#### DATA FOR PROCESSING ####

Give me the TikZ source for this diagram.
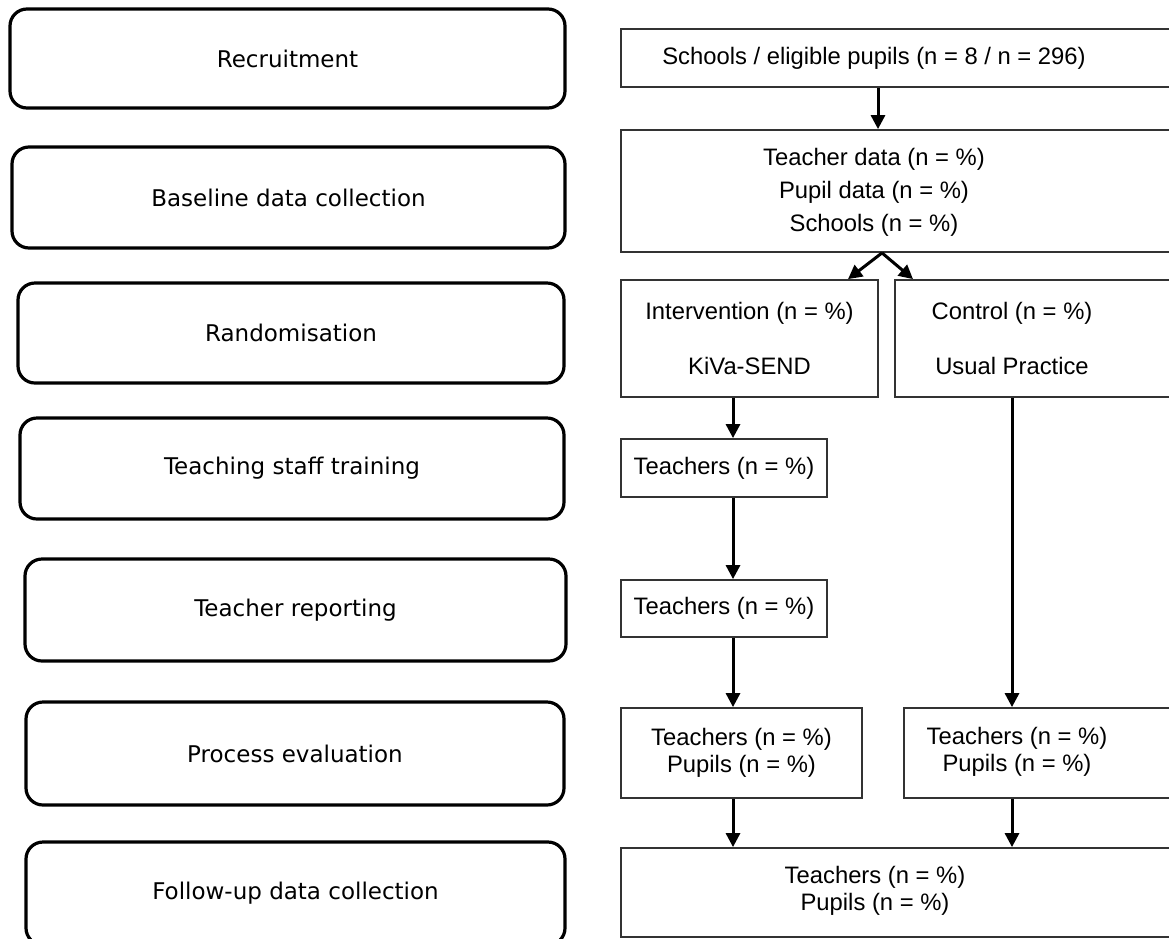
\documentclass[tikz,border=0pt]{standalone}
\usepackage{fontspec}
\setmainfont{Liberation Sans}
\newfontfamily\lfont{DejaVu Sans}
\usetikzlibrary{arrows.meta,calc}
\begin{document}
\begin{tikzpicture}[x=1pt,y=-1pt,
  lbox/.style={draw=black,line width=3.2pt,rounded corners=17pt,inner sep=0pt,font=\lfont\fontsize{23}{27}\selectfont},
  rbox/.style={draw=black!80,line width=1.8pt,inner sep=0pt,align=center,font=\fontsize{23.8}{27.5}\selectfont},
  rtext/.style={inner sep=0pt,align=center,font=\fontsize{23.8}{27.5}\selectfont},
  arr/.style={line width=3pt,-{Triangle[length=14pt,width=14pt]}}]
\useasboundingbox (0,0) rectangle (1169,938);
\clip (0,0) rectangle (1169,938);
\fill[white] (0,0) rectangle (1169,938);

% left column: stages
\node[lbox,minimum width=555pt,minimum height=99pt]  (L1) at (287.5,58.5) {Recruitment};
\node[lbox,minimum width=553pt,minimum height=101pt] (L2) at (288.5,197.5) {Baseline data collection};
\node[lbox,minimum width=546pt,minimum height=100pt] (L3) at (291,333) {Randomisation};
\node[lbox,minimum width=544pt,minimum height=101pt] (L4) at (292,468.5) {Teaching staff training};
\node[lbox,minimum width=541pt,minimum height=102pt] (L5) at (295.5,610) {Teacher reporting};
\node[lbox,minimum width=538pt,minimum height=103pt] (L6) at (295,753.5) {Process evaluation};
\node[lbox,minimum width=539pt,minimum height=103pt] (L7) at (295.5,893.5) {Follow-up data collection};

% right column: flow
\node[rbox,minimum width=564pt,minimum height=58pt] (A) at (903,58) {};
\node[rtext] (At) at (874,58) {Schools / eligible pupils (n = 8 / n = 296)};
\node[rbox,minimum width=564pt,minimum height=122pt] (B) at (903,191) {};
\node[rtext,font=\fontsize{23.8}{33}\selectfont] (Bt) at (874,192) {Teacher data (n = \%)\\Pupil data (n = \%)\\Schools (n = \%)};
\node[rbox,minimum width=257pt,minimum height=117pt] (C) at (749.5,338.5) {Intervention (n = \%)\\[27.5pt]KiVa-SEND};
\node[rbox,minimum width=290pt,minimum height=117pt] (D) at (1040,338.5) {};
\node[rtext] (Dt) at (1012,338.5) {Control (n = \%)\\[27.5pt]Usual Practice};
\node[rbox,minimum width=206pt,minimum height=58pt] (E) at (724,468) {Teachers (n = \%)};
\node[rbox,minimum width=206pt,minimum height=57pt] (F) at (724,608.5) {Teachers (n = \%)};
\node[rbox,minimum width=241pt,minimum height=90pt] (G) at (741.5,753) {Teachers (n = \%)\\Pupils (n = \%)};
\node[rbox,minimum width=281pt,minimum height=90pt] (H) at (1044.5,753) {};
\node[rtext] (Ht) at (1017,752) {Teachers (n = \%)\\Pupils (n = \%)};
\node[rbox,minimum width=564pt,minimum height=89pt] (I) at (903,892.5) {};
\node[rtext] (It) at (875,891) {Teachers (n = \%)\\Pupils (n = \%)};

% connector columns
\coordinate (cA) at (878,0);
\coordinate (cL) at (733,0);
\coordinate (cR) at (1012,0);
\coordinate (sp) at (882,0);
\coordinate (tC) at (848,0);
\coordinate (tD) at (913,0);

\draw[arr] (A.south -| cA) -- (B.north -| cA);
\draw[arr] (B.south -| sp) -- (C.north -| tC);
\draw[arr] (B.south -| sp) -- (D.north -| tD);
\draw[arr] (C.south -| cL) -- (E.north -| cL);
\draw[arr] (E.south -| cL) -- (F.north -| cL);
\draw[arr] (F.south -| cL) -- (G.north -| cL);
\draw[arr] (D.south -| cR) -- (H.north -| cR);
\draw[arr] (G.south -| cL) -- (I.north -| cL);
\draw[arr] (H.south -| cR) -- (I.north -| cR);
\end{tikzpicture}
\end{document}
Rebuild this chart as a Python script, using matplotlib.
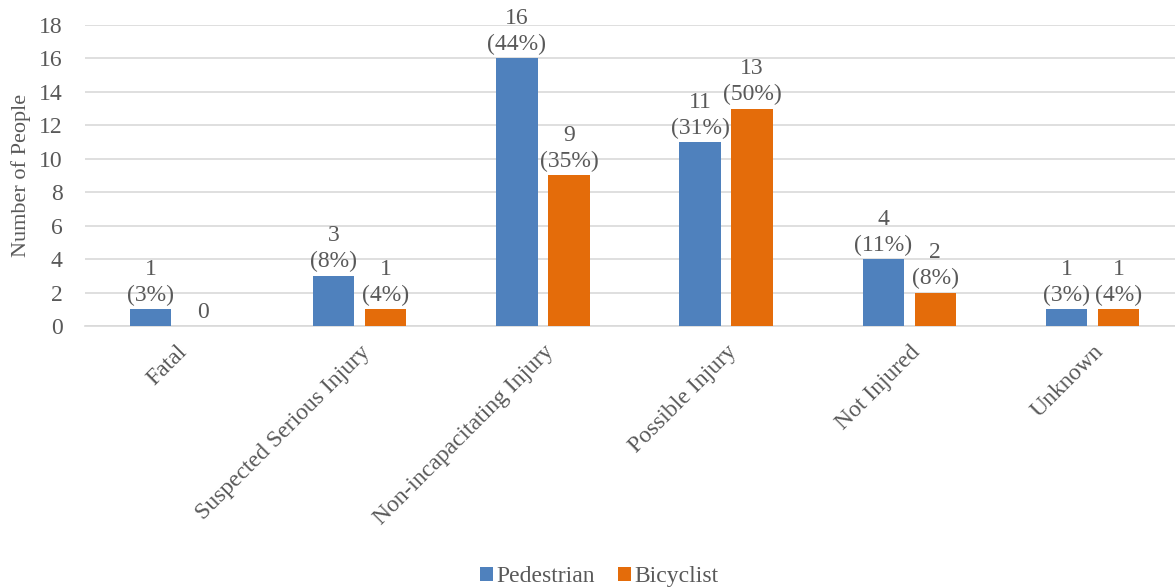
import matplotlib.pyplot as plt
import numpy as np

categories = ["Fatal", "Suspected Serious Injury", "Non-incapacitating Injury",
              "Possible Injury", "Not Injured", "Unknown"]
pedestrian = [1, 3, 16, 11, 4, 1]
bicyclist = [0, 1, 9, 13, 2, 1]
ped_pct = ["3%", "8%", "44%", "31%", "11%", "3%"]
bic_pct = [None, "4%", "35%", "50%", "8%", "4%"]

plt.rcParams['font.family'] = ['Liberation Serif', 'DejaVu Serif']
txt = '#595959'
blue = '#4F81BD'
orange = '#E46C0A'
fs = 17

fig = plt.figure(figsize=(11.75, 5.88), dpi=100)
ax = fig.add_axes([0.0723, 0.4456, 0.9354, 0.512])

x = np.arange(len(categories))
w = 0.225
off = 0.142
b1 = ax.bar(x - off, pedestrian, w, color=blue, label="Pedestrian", zorder=3)
b2 = ax.bar(x + off, bicyclist, w, color=orange, label="Bicyclist", zorder=3)

for i in range(len(categories)):
    ax.text(x[i] - off, pedestrian[i] + 0.2, "%d\n(%s)" % (pedestrian[i], ped_pct[i]),
            ha='center', va='bottom', fontsize=fs, color=txt, linespacing=1.3)
    if bic_pct[i] is None:
        lab = "%d" % bicyclist[i]
    else:
        lab = "%d\n(%s)" % (bicyclist[i], bic_pct[i])
    ax.text(x[i] + off, bicyclist[i] + 0.2, lab,
            ha='center', va='bottom', fontsize=fs, color=txt, linespacing=1.3)

ax.set_xlim(-0.5, len(categories) - 0.5)
ax.set_ylim(0, 18)
ax.set_yticks(range(0, 19, 2))
ax.yaxis.grid(True, color='#D9D9D9', linewidth=1.2, zorder=0)
ax.set_axisbelow(True)
for s in ['top', 'right', 'left']:
    ax.spines[s].set_visible(False)
ax.spines['bottom'].set_color('#D9D9D9')
ax.spines['bottom'].set_linewidth(1.2)
ax.tick_params(axis='both', length=0, labelsize=fs, colors=txt)
ax.tick_params(axis='y', pad=16)
ax.set_xticks(x)
ax.set_xticklabels(categories, rotation=45, ha='right', rotation_mode='anchor')
ax.tick_params(axis='x', pad=11)
ax.set_ylabel("Number of People", fontsize=16, color=txt, labelpad=6)

fig.legend(handles=[b1, b2], loc='lower center', bbox_to_anchor=(0.51, -0.035), ncol=2,
           frameon=False, fontsize=fs, labelcolor=txt, handlelength=0.55,
           handleheight=0.55, handletextpad=0.15, columnspacing=1.0)

plt.savefig('out.png', dpi=100)
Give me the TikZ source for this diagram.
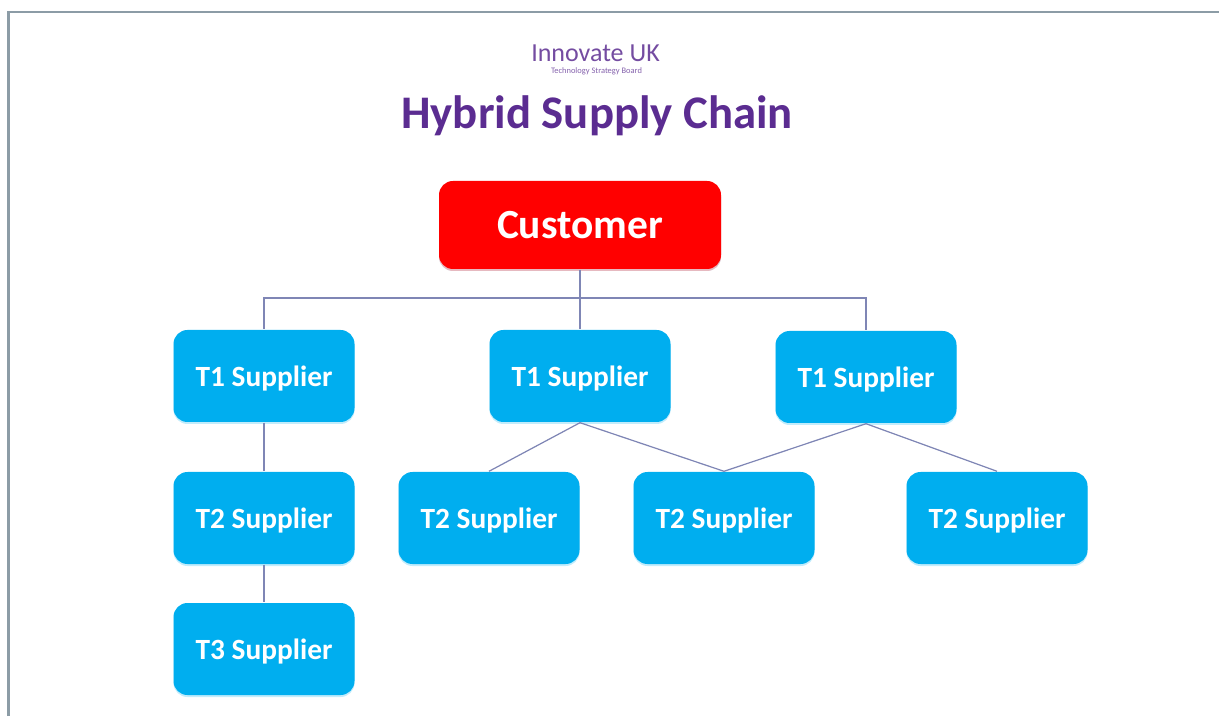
\documentclass[tikz,border=0pt]{standalone}
\usepackage{fontspec}
\setmainfont{Carlito}
\usetikzlibrary{positioning,shadows}
\definecolor{framegray}{HTML}{8C9CA6}
\definecolor{titlepurple}{HTML}{5B2C91}
\definecolor{boxblue}{HTML}{00AEEF}
\definecolor{custred}{HTML}{FF0000}
\definecolor{linegray}{HTML}{7F86B5}
\tikzstyle{box} = [rectangle, rounded corners=0.14cm, minimum width=1.81cm, minimum height=0.92cm, text centered, text depth=0pt, fill=boxblue, text=white, font=\fontsize{8.35}{9}\selectfont\bfseries, drop shadow={shadow xshift=0cm, shadow yshift=-0.02cm, fill=boxblue!40, opacity=0.6}]
\tikzstyle{box-red} = [box, minimum width=2.82cm, minimum height=0.88cm, fill=custred, font=\fontsize{11.8}{13}\selectfont\bfseries, drop shadow={shadow xshift=0cm, shadow yshift=-0.02cm, fill=custred!40, opacity=0.6}]
\tikzstyle{link} = [draw=linegray, line width=0.35pt]

\begin{document}
\begin{tikzpicture}
  \useasboundingbox (0,0) rectangle (12.19,7.16);
  \coordinate (frame-bl) at (0.085,0);
  \coordinate (frame-tl) at (0.085,7.04);
  \coordinate (frame-tr) at (12.19,7.04);
  \draw [framegray, line width=0.6pt] (frame-bl) -- (frame-tl) -- (frame-tr);

  \node (logo) [text=titlepurple!85, font=\fontsize{7.4}{8}\selectfont] at (5.955,6.63) {Innovate UK};
  \node (logo-sub) [text=titlepurple!75, font=\fontsize{2.4}{3}\selectfont] at (5.965,6.45) {Technology Strategy Board};
  \node (title) [text=titlepurple, font=\fontsize{13.3}{15}\selectfont\bfseries] at (5.97,6.00) {Hybrid Supply Chain};

  \node (customer) [box-red] at (5.80,4.91) {Customer};
  \coordinate (bus) at (5.80,4.18);
  \node (t1a) [box] at (2.64,3.40) {T1 Supplier};
  \node (t1b) [box] at (5.80,3.40) {T1 Supplier};
  \node (t1c) [box] at (8.66,3.39) {T1 Supplier};
  \node (t2d) [box, below of=t1a, node distance=1.42cm] {T2 Supplier};
  \node (t2a) [box] at (4.89,1.98) {T2 Supplier};
  \node (t2b) [box] at (7.24,1.98) {T2 Supplier};
  \node (t2c) [box] at (9.97,1.98) {T2 Supplier};
  \node (t3a) [box, below of=t2d, node distance=1.31cm] {T3 Supplier};

  \draw [link] (customer) -- (bus);
  \draw [link] (bus) -| (t1a);
  \draw [link] (bus) -- (t1b);
  \draw [link] (bus) -| (t1c);
  \draw [link] (t1a) -- (t2d);
  \draw [link] (t2d) -- (t3a);
  \draw [link] (t1b.south) -- (t2a.north);
  \draw [link] (t1b.south) -- (t2b.north);
  \draw [link] (t1c.south) -- (t2b.north);
  \draw [link] (t1c.south) -- (t2c.north);
\end{tikzpicture}
\end{document}
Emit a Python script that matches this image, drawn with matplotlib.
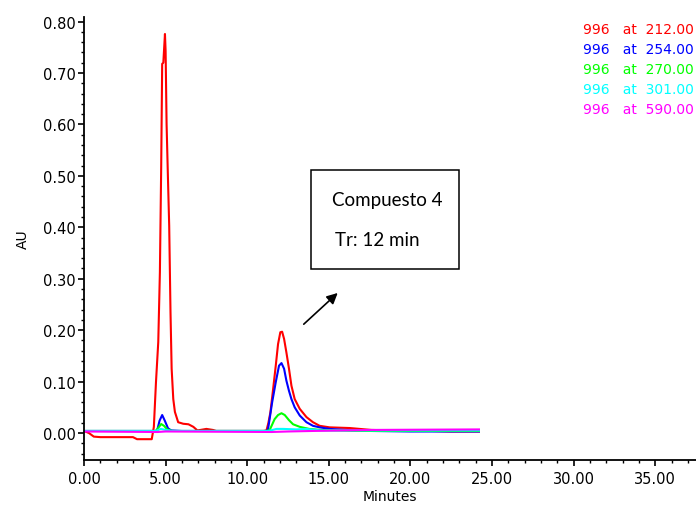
import matplotlib
matplotlib.use("Agg")
import matplotlib.pyplot as plt
from matplotlib.ticker import MultipleLocator, FormatStrFormatter
from matplotlib.patches import Rectangle

# chromatogram traces (time in minutes, absorbance in AU)
red_t = [0, 0.3, 0.6, 1.0, 2.0, 3.0, 3.25, 4.15, 4.28, 4.41, 4.55, 4.65, 4.73, 4.79,
         4.86, 4.96, 5.0, 5.06, 5.14, 5.22, 5.3, 5.37, 5.47, 5.57, 5.77, 6.08, 6.4,
         6.7, 6.95, 7.5, 7.9, 8.1, 9.0, 10.0, 11.0, 11.18, 11.3, 11.42, 11.59, 11.75,
         11.89, 12.03, 12.14, 12.26, 12.4, 12.56, 12.71, 12.91, 13.22, 13.63, 14.03,
         14.44, 15.05, 16.28, 17.6, 19.0, 21.35, 22.5, 24.2]
red_y = [0.004, 0.0, -0.007, -0.008, -0.008, -0.008, -0.012, -0.012, 0.012, 0.099,
         0.177, 0.313, 0.519, 0.718, 0.72, 0.776, 0.743, 0.601, 0.50, 0.403, 0.235,
         0.125, 0.066, 0.041, 0.021, 0.018, 0.017, 0.012, 0.005, 0.008, 0.006, 0.004,
         0.004, 0.004, 0.004, 0.005, 0.02, 0.04, 0.086, 0.131, 0.173, 0.196, 0.197,
         0.183, 0.157, 0.125, 0.092, 0.066, 0.047, 0.031, 0.021, 0.014, 0.011, 0.0097,
         0.006, 0.005, 0.004, 0.003, 0.003]

blue_t = [0, 4.4, 4.49, 4.63, 4.79, 4.95, 5.15, 5.35, 6, 8, 10, 11.2, 11.28, 11.53,
          11.75, 11.95, 12.1, 12.26, 12.4, 12.56, 12.71, 12.91, 13.22, 13.63, 14.03,
          14.44, 15.05, 16, 17.6, 20, 24.2]
blue_y = [0.004, 0.004, 0.006, 0.024, 0.035, 0.024, 0.009, 0.005, 0.004, 0.004, 0.004,
          0.004, 0.008, 0.06, 0.099, 0.131, 0.136, 0.125, 0.102, 0.082, 0.066, 0.05,
          0.034, 0.021, 0.014, 0.011, 0.008, 0.006, 0.004, 0.003, 0.003]

green_t = [0, 4.4, 4.55, 4.73, 4.9, 5.1, 5.4, 8, 11.2, 11.38, 11.68, 11.89, 12.1, 12.3,
           12.56, 12.81, 13.22, 13.8, 14.5, 16.7, 20, 24.2]
green_y = [0.004, 0.004, 0.01, 0.0175, 0.014, 0.007, 0.004, 0.004, 0.004, 0.006, 0.027,
           0.035, 0.0385, 0.035, 0.025, 0.017, 0.012, 0.008, 0.006, 0.004, 0.004, 0.004]

cyan_t = [0, 4.4, 4.7, 5.0, 5.4, 11.3, 11.8, 12.2, 13.0, 13.6, 14.5, 24.2]
cyan_y = [0.004, 0.004, 0.008, 0.006, 0.004, 0.004, 0.008, 0.008, 0.007, 0.008, 0.005, 0.005]

magenta_t = [0, 4.5, 5.0, 11.5, 12.5, 14.0, 17.6, 24.2]
magenta_y = [0.003, 0.002, 0.003, 0.002, 0.003, 0.004, 0.006, 0.007]

labels = ["996   at  212.00", "996   at  254.00", "996   at  270.00",
          "996   at  301.00", "996   at  590.00"]
colors = ["#ff0000", "#0000ff", "#00ff00", "#00ffff", "#ff00ff"]

fig = plt.figure(figsize=(6.96, 5.06), dpi=100)
ax = fig.add_axes([0.1207, 0.0889, 0.8793, 0.8755])

traces = [(red_t, red_y), (blue_t, blue_y), (green_t, green_y),
          (cyan_t, cyan_y), (magenta_t, magenta_y)]
for (t, y), c in zip(traces, colors):
    ax.plot(t, y, color=c, lw=1.5)

ax.set_xlim(0, 37.5)
ax.set_ylim(-0.0525, 0.809)
ax.spines["top"].set_visible(False)
ax.spines["right"].set_visible(False)
ax.spines["left"].set_linewidth(1.3)
ax.spines["bottom"].set_linewidth(1.3)

ax.xaxis.set_major_locator(MultipleLocator(5))
ax.xaxis.set_minor_locator(MultipleLocator(1))
ax.yaxis.set_major_locator(MultipleLocator(0.1))
ax.yaxis.set_minor_locator(MultipleLocator(0.02))
ax.xaxis.set_major_formatter(FormatStrFormatter("%.2f"))
ax.yaxis.set_major_formatter(FormatStrFormatter("%.2f"))
ax.tick_params(which="major", length=4, width=1.2, labelsize=10.5, pad=2)
ax.tick_params(which="minor", length=2.5, width=1)
ax.tick_params(axis="x", pad=4)

ax.set_xlabel("Minutes", fontsize=10, labelpad=2)
ax.set_ylabel("AU", fontsize=10, labelpad=9)

# wavelength list, top right
for i, (lab, c) in enumerate(zip(labels, colors)):
    fig.text(0.997, 1 - (30 + 20 * i) / 506, lab, color=c, fontsize=10,
             ha="right", va="center")

# annotation box for compound 4
ax.add_patch(Rectangle((13.9, 0.319), 9.05, 0.193, fill=False,
                       edgecolor="black", lw=1.1, zorder=5))
ax.text(15.18, 0.455, "Compuesto 4", fontsize=13.5, family="Lato", va="center")
ax.text(15.36, 0.377, "Tr: 12 min", fontsize=13.5, family="Lato", va="center")
ax.annotate("", xy=(15.67, 0.276), xytext=(13.34, 0.208),
            arrowprops=dict(arrowstyle="-|>", color="black", lw=1.2,
                            mutation_scale=16))

fig.savefig("out.png", dpi=100)
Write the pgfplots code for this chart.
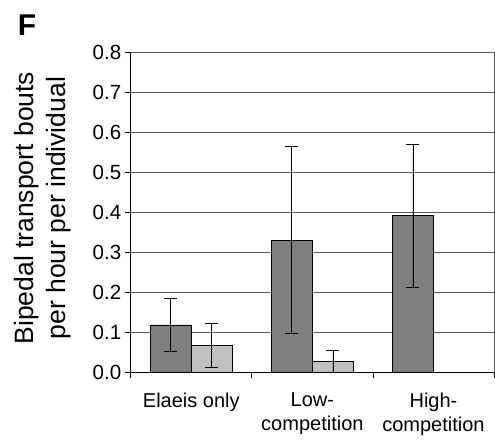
\documentclass[border=0pt]{standalone}
\usepackage{fontspec}
\setmainfont{Liberation Sans}
\usepackage{pgfplots}
\pgfplotsset{compat=1.18}
\usetikzlibrary{calc}
\definecolor{darkbar}{HTML}{808080}
\definecolor{lightbar}{HTML}{C0C0C0}
\definecolor{gridgray}{HTML}{5A5A5A}

\begin{document}
\begin{tikzpicture}
\begin{axis}[
    name=ax,
    scale only axis,
    width=363pt, height=320pt,
    ybar=0pt, bar width=41pt,
    xmin=-0.5, xmax=2.5,
    ymin=0, ymax=0.8,
    axis x line*=bottom, axis y line*=left,
    axis line style={-, black, line width=0.9pt},
    tick align=outside,
    major tick length=6pt,
    tick style={black, line width=0.8pt},
    xtick={-0.5,0.5,1.5,2.5},
    xticklabels={},
    extra x ticks={0,1,2},
    extra x tick labels={Elaeis only, Low-\\competition, High-\\competition},
    extra x tick style={major tick length=0pt, grid=none},
    xticklabel style={align=center, font=\fontsize{20}{24}\selectfont, yshift=-17pt},
    ytick={0,0.1,...,0.8},
    yticklabel style={font=\fontsize{20.5}{22}\selectfont,
        /pgf/number format/.cd, fixed, fixed zerofill, precision=1, assume math mode=true},
    ymajorgrids,
    major grid style={gridgray, line width=0.8pt},
]
\addplot[fill=darkbar, draw=black, line width=0.8pt,
    error bars/.cd, y dir=both, y explicit,
    error bar style={black, line width=0.8pt},
    error mark options={rotate=90, mark size=6.5pt, black, line width=0.8pt}]
    coordinates {(0,0.118) +- (0,0.067) (1,0.330) +- (0,0.233) (2,0.391) +- (0,0.178)};
\addplot[fill=lightbar, draw=black, line width=0.8pt,
    error bars/.cd, y dir=both, y explicit,
    error bar style={black, line width=0.8pt},
    error mark options={rotate=90, mark size=6.5pt, black, line width=0.8pt}]
    coordinates {(0,0.068) +- (0,0.055) (1,0.027) +- (0,0.027) (2,0) +- (0,0)};
\end{axis}
\draw[gridgray, line width=0.8pt] (ax.north east) -- (ax.south east);
\node[anchor=base west, inner sep=0pt, font=\fontsize{30}{32}\selectfont\bfseries]
    at ($(ax.north west)+(-113pt,17pt)$) {F};
\node[rotate=90, align=center, font=\fontsize{26.5}{32}\selectfont]
    at ($(ax.west)+(-88pt,4pt)$) {Bipedal transport bouts\\per hour per individual};
\pgfresetboundingbox
\path[use as bounding box] ($(ax.south west)+(-130.7pt,-72pt)$) rectangle ($(ax.north east)+(1pt,52pt)$);
\end{tikzpicture}
\end{document}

####

SHORT EXERCISE:
Up to and including the line that contains "width=539pt,minimum height=103pt] (L7)", print the records above exactly from their first line, without any pictures.

RESPONSE TO THE TASK:
Give me the TikZ source for this diagram.
\documentclass[tikz,border=0pt]{standalone}
\usepackage{fontspec}
\setmainfont{Liberation Sans}
\newfontfamily\lfont{DejaVu Sans}
\usetikzlibrary{arrows.meta,calc}
\begin{document}
\begin{tikzpicture}[x=1pt,y=-1pt,
  lbox/.style={draw=black,line width=3.2pt,rounded corners=17pt,inner sep=0pt,font=\lfont\fontsize{23}{27}\selectfont},
  rbox/.style={draw=black!80,line width=1.8pt,inner sep=0pt,align=center,font=\fontsize{23.8}{27.5}\selectfont},
  rtext/.style={inner sep=0pt,align=center,font=\fontsize{23.8}{27.5}\selectfont},
  arr/.style={line width=3pt,-{Triangle[length=14pt,width=14pt]}}]
\useasboundingbox (0,0) rectangle (1169,938);
\clip (0,0) rectangle (1169,938);
\fill[white] (0,0) rectangle (1169,938);

% left column: stages
\node[lbox,minimum width=555pt,minimum height=99pt]  (L1) at (287.5,58.5) {Recruitment};
\node[lbox,minimum width=553pt,minimum height=101pt] (L2) at (288.5,197.5) {Baseline data collection};
\node[lbox,minimum width=546pt,minimum height=100pt] (L3) at (291,333) {Randomisation};
\node[lbox,minimum width=544pt,minimum height=101pt] (L4) at (292,468.5) {Teaching staff training};
\node[lbox,minimum width=541pt,minimum height=102pt] (L5) at (295.5,610) {Teacher reporting};
\node[lbox,minimum width=538pt,minimum height=103pt] (L6) at (295,753.5) {Process evaluation};
\node[lbox,minimum width=539pt,minimum height=103pt] (L7) at (295.5,893.5) {Follow-up data collection};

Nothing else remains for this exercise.